Start of Records provided

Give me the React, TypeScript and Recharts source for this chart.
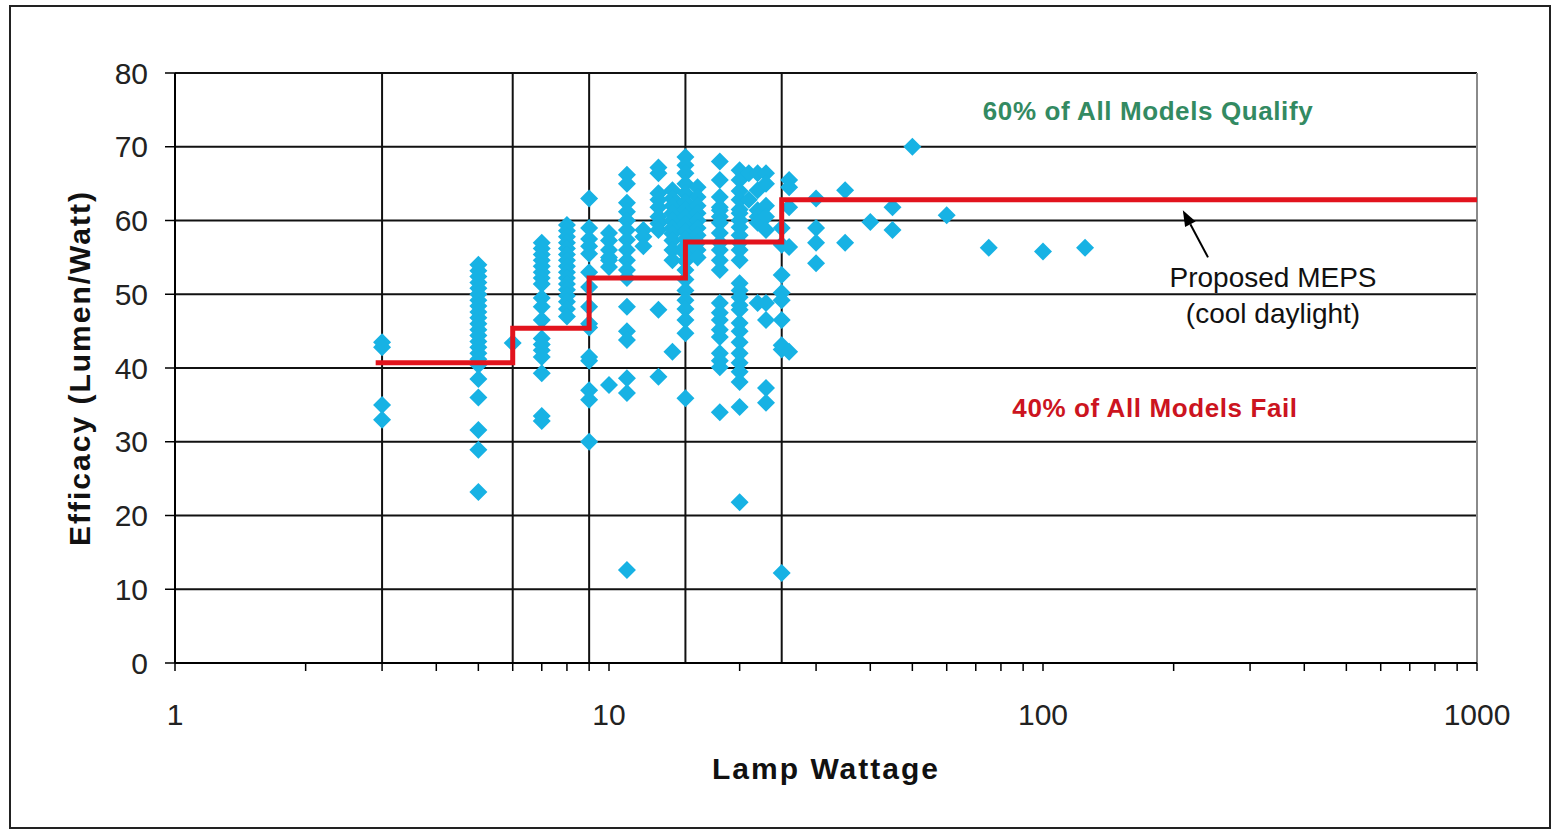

End of Records provided
Start of Records provided

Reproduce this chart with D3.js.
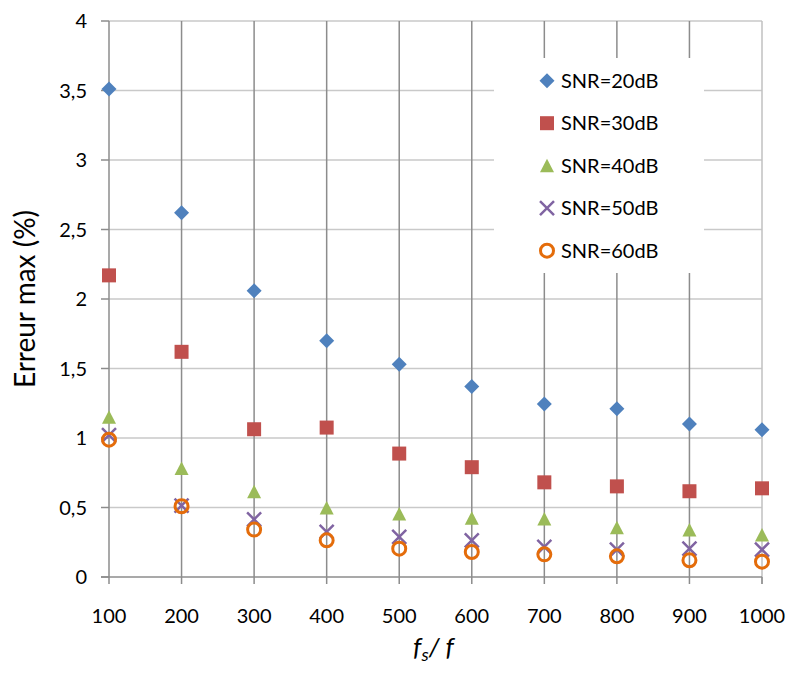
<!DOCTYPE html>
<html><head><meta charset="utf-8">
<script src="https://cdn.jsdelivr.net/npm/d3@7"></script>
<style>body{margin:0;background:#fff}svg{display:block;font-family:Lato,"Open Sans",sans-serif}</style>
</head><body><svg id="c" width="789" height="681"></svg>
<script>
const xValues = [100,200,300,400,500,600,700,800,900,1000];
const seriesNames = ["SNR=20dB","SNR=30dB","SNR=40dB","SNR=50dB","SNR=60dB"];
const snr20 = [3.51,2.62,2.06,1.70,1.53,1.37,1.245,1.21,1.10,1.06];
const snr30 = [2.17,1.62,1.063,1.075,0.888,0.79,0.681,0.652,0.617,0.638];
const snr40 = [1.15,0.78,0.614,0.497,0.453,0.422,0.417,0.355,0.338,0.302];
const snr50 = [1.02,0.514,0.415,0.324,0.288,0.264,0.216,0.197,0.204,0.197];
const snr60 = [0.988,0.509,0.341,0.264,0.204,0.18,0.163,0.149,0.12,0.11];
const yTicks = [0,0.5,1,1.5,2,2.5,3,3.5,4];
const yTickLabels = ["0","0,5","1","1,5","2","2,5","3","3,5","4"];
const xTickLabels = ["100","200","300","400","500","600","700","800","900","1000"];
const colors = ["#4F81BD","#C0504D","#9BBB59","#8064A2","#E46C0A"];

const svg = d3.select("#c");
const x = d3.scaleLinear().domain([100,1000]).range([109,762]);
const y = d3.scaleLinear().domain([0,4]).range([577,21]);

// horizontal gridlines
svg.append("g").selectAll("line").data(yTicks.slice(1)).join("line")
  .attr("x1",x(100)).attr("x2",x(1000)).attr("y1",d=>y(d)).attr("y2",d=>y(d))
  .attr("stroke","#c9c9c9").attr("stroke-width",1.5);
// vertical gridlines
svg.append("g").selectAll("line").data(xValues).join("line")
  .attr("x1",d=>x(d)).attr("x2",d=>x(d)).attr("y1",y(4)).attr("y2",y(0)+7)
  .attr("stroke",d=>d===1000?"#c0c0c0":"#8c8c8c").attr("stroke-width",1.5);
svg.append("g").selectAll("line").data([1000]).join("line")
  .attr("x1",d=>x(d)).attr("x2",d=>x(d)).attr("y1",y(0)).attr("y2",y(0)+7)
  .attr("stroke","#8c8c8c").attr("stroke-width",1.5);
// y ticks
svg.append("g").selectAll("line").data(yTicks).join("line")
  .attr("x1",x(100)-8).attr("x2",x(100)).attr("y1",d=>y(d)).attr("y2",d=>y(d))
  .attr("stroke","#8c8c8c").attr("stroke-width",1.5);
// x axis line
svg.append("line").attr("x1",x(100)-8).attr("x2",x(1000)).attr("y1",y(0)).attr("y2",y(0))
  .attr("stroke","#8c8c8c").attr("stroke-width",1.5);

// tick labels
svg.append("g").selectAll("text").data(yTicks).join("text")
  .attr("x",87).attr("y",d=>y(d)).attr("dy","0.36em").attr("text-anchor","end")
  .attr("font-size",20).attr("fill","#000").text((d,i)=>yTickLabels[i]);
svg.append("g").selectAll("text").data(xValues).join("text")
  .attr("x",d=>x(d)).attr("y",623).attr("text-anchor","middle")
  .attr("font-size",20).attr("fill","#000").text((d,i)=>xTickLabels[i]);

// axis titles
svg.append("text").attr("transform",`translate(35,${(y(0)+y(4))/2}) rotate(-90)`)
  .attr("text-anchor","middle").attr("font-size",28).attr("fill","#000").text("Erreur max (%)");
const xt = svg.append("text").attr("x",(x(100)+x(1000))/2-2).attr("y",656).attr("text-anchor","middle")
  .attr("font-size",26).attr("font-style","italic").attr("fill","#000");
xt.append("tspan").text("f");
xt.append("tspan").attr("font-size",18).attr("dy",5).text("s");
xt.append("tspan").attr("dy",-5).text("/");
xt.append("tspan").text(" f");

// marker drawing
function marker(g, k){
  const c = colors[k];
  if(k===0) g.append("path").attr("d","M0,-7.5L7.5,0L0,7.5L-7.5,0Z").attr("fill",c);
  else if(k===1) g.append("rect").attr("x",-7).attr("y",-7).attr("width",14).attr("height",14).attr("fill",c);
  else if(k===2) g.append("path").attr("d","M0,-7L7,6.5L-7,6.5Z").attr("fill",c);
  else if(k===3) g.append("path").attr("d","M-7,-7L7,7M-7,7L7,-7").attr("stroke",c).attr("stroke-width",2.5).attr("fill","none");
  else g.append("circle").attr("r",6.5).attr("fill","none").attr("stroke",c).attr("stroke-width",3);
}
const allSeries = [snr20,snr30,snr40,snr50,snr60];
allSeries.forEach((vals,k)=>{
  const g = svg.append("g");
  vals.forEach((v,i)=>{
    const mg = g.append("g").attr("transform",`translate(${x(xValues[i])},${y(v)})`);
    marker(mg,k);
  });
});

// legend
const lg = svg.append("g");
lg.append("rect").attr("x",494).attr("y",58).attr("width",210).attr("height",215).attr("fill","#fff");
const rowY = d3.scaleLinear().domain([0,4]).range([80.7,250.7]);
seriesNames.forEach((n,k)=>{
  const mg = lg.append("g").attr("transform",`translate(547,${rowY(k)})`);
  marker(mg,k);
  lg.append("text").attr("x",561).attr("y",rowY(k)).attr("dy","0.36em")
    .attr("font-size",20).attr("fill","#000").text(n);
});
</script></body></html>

End of Records provided
Start of Records provided

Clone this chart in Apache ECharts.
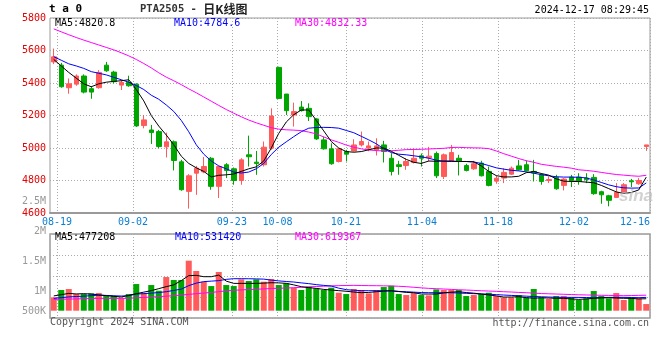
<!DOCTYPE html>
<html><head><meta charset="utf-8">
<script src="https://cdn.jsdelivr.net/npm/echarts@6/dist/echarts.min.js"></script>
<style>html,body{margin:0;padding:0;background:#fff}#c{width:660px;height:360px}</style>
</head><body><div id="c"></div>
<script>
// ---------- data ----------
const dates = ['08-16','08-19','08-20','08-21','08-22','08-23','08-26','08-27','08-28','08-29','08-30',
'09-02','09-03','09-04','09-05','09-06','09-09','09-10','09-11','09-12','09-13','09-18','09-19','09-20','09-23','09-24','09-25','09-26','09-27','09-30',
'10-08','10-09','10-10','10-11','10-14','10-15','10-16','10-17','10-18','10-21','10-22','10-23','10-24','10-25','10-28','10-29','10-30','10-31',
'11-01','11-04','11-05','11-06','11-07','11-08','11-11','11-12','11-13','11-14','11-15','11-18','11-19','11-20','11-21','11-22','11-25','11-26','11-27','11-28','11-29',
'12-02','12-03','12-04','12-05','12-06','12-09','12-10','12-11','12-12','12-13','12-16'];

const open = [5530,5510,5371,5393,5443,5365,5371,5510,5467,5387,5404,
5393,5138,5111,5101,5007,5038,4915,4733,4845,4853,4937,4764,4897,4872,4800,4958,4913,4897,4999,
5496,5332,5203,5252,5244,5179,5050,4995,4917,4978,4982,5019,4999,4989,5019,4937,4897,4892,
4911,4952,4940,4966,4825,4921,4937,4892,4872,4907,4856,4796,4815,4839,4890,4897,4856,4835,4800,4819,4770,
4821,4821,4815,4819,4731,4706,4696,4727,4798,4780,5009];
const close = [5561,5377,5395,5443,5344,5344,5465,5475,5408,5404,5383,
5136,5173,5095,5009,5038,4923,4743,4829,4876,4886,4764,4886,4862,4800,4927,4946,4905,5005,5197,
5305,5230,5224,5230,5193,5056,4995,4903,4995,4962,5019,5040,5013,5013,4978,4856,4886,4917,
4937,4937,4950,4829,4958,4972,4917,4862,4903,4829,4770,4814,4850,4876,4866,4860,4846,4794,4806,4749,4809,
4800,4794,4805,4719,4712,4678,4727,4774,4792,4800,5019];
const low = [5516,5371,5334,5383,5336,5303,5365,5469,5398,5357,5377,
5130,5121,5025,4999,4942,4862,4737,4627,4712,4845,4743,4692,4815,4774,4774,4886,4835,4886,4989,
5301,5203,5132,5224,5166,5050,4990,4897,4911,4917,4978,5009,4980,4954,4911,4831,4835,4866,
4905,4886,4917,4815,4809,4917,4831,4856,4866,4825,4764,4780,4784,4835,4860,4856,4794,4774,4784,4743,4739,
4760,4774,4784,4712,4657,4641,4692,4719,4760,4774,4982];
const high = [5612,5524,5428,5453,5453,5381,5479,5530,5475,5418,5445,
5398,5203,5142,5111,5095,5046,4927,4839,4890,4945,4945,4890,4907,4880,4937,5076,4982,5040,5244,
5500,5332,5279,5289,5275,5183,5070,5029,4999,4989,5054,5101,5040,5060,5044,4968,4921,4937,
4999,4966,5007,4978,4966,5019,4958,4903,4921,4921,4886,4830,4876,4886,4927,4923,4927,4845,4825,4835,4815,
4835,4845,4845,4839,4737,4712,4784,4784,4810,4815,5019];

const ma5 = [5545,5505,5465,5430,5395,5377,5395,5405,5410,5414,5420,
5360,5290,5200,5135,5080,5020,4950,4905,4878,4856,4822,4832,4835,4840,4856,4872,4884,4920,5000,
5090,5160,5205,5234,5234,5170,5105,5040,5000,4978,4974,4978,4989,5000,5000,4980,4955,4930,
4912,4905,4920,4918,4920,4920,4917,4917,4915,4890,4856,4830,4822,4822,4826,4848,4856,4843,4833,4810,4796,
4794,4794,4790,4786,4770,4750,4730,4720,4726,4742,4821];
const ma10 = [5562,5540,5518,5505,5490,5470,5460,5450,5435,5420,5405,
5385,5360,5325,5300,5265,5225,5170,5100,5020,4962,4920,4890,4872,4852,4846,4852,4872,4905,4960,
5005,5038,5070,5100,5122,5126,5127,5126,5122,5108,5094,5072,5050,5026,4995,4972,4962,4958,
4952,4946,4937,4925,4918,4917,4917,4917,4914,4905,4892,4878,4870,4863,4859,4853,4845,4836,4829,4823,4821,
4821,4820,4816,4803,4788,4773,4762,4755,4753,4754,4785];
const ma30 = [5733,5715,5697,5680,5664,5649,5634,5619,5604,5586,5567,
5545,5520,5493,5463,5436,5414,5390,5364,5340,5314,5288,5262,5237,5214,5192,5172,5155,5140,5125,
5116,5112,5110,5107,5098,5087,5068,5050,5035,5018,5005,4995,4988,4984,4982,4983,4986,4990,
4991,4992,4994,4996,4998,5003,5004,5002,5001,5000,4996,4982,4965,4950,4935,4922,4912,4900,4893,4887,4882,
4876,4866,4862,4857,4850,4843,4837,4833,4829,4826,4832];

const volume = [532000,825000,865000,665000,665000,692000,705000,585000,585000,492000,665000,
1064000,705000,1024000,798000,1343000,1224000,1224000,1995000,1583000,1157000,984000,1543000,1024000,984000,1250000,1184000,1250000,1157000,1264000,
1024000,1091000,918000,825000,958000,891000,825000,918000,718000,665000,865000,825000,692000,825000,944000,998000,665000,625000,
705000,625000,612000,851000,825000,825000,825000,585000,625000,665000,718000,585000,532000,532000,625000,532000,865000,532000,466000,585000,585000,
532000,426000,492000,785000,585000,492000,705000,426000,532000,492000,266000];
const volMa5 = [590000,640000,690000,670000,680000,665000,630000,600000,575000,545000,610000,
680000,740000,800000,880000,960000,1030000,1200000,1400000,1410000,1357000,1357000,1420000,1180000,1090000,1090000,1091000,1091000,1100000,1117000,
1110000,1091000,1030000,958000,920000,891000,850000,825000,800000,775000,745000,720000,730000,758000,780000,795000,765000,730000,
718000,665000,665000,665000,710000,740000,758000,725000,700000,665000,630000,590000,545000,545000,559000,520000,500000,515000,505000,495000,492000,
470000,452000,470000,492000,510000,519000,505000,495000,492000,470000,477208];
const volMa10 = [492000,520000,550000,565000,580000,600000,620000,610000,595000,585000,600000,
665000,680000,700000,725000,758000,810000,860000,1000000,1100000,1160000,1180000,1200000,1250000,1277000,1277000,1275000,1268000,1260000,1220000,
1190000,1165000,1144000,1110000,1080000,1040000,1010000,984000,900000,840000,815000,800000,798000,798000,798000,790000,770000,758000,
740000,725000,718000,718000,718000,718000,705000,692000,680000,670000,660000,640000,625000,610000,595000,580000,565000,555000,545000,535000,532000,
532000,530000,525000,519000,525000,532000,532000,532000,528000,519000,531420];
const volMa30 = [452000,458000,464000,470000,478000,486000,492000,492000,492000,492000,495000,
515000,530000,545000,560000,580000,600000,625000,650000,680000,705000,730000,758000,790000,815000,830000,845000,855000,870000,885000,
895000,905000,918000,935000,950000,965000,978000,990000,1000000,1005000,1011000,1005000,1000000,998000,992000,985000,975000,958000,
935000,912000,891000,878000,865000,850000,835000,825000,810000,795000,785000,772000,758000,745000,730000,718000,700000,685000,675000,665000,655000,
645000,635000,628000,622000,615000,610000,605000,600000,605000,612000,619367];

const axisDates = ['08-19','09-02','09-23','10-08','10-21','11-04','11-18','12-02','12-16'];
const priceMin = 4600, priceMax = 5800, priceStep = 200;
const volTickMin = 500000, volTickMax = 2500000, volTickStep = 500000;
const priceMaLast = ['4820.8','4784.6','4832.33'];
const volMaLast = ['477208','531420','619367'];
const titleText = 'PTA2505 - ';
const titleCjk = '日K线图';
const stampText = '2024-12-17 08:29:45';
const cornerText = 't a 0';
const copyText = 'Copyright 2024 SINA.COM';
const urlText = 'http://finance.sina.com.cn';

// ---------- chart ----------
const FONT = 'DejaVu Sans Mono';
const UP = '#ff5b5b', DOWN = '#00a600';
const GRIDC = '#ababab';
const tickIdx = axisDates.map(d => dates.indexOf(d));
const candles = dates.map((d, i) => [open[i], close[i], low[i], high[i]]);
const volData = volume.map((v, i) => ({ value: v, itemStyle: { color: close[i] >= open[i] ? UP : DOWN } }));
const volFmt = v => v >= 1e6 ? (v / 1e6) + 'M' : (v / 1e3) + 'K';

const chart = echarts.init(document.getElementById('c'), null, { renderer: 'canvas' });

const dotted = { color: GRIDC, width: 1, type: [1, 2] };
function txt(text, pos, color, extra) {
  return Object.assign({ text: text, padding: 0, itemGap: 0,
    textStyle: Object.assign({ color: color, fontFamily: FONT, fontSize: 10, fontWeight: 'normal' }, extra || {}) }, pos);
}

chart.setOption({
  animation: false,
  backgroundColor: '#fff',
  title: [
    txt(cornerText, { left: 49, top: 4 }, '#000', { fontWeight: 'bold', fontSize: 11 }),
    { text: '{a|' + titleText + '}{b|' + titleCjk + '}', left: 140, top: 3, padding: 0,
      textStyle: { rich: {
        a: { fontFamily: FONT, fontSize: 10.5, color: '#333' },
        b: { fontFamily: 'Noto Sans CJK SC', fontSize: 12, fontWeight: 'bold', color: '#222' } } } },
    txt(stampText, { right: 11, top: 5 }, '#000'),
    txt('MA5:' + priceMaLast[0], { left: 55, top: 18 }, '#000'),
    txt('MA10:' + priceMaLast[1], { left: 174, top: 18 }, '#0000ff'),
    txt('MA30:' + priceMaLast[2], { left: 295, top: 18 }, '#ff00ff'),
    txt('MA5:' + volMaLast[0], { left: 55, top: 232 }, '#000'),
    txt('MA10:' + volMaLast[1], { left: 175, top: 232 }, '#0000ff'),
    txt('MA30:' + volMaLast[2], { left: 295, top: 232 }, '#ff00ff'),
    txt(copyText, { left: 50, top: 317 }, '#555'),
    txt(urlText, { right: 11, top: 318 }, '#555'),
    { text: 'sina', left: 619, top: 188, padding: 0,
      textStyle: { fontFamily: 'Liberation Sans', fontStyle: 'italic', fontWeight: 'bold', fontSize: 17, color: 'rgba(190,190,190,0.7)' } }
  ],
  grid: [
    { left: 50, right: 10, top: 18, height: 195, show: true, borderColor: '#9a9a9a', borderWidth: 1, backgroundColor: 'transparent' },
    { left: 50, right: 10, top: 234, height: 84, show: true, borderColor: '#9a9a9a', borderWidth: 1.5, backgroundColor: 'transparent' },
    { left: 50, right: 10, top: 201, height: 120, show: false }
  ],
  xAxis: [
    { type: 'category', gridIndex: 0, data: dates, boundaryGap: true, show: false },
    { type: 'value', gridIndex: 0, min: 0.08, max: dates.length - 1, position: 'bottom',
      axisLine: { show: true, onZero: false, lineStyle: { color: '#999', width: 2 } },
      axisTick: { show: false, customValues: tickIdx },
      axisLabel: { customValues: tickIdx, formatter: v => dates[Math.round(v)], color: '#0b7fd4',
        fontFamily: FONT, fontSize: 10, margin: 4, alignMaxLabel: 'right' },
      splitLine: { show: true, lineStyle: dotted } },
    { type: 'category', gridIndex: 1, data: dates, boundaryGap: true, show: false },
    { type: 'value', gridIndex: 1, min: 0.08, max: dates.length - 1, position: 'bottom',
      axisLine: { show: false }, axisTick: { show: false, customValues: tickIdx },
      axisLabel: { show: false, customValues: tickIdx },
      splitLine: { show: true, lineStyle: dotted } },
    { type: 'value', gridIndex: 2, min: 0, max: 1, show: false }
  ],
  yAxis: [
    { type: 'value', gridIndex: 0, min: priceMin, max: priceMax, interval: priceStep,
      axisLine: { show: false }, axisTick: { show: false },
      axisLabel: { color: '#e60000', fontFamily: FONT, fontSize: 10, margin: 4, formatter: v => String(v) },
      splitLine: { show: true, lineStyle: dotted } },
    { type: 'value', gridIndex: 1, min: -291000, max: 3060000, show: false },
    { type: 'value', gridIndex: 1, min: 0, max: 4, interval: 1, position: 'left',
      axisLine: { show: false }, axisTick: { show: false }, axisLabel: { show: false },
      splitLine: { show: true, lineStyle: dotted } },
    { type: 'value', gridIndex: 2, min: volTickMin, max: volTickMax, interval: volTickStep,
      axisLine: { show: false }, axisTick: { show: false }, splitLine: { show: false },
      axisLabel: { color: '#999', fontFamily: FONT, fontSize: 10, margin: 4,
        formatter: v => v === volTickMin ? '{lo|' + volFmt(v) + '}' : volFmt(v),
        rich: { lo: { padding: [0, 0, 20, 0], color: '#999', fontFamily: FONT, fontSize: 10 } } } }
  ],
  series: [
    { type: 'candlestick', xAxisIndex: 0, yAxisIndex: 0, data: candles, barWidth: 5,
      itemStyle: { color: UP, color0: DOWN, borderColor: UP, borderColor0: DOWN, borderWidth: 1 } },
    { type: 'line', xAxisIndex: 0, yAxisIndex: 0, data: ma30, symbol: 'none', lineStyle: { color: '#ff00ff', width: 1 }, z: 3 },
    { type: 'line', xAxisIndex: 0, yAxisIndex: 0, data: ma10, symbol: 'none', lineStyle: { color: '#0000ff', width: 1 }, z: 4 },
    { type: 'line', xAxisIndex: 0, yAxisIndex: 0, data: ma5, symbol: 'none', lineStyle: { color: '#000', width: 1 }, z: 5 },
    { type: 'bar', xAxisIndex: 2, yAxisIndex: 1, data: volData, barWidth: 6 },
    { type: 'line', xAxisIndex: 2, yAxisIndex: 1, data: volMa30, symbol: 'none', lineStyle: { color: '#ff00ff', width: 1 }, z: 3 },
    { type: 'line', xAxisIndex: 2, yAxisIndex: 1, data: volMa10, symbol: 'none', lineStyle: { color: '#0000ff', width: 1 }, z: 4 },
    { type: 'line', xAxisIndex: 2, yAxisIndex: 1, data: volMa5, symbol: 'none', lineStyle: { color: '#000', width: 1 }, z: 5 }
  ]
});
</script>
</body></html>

End of Records provided

# Problem description
Reproduce the data above exactly, but only from the line containing "Reproduce this chart with D3.js." through the line containing "const y = d3.scaleLinear().domain([0,4]).range([577,21]);"; skip the pictures.

# Result
Reproduce this chart with D3.js.
<!DOCTYPE html>
<html><head><meta charset="utf-8">
<script src="https://cdn.jsdelivr.net/npm/d3@7"></script>
<style>body{margin:0;background:#fff}svg{display:block;font-family:Lato,"Open Sans",sans-serif}</style>
</head><body><svg id="c" width="789" height="681"></svg>
<script>
const xValues = [100,200,300,400,500,600,700,800,900,1000];
const seriesNames = ["SNR=20dB","SNR=30dB","SNR=40dB","SNR=50dB","SNR=60dB"];
const snr20 = [3.51,2.62,2.06,1.70,1.53,1.37,1.245,1.21,1.10,1.06];
const snr30 = [2.17,1.62,1.063,1.075,0.888,0.79,0.681,0.652,0.617,0.638];
const snr40 = [1.15,0.78,0.614,0.497,0.453,0.422,0.417,0.355,0.338,0.302];
const snr50 = [1.02,0.514,0.415,0.324,0.288,0.264,0.216,0.197,0.204,0.197];
const snr60 = [0.988,0.509,0.341,0.264,0.204,0.18,0.163,0.149,0.12,0.11];
const yTicks = [0,0.5,1,1.5,2,2.5,3,3.5,4];
const yTickLabels = ["0","0,5","1","1,5","2","2,5","3","3,5","4"];
const xTickLabels = ["100","200","300","400","500","600","700","800","900","1000"];
const colors = ["#4F81BD","#C0504D","#9BBB59","#8064A2","#E46C0A"];

const svg = d3.select("#c");
const x = d3.scaleLinear().domain([100,1000]).range([109,762]);
const y = d3.scaleLinear().domain([0,4]).range([577,21]);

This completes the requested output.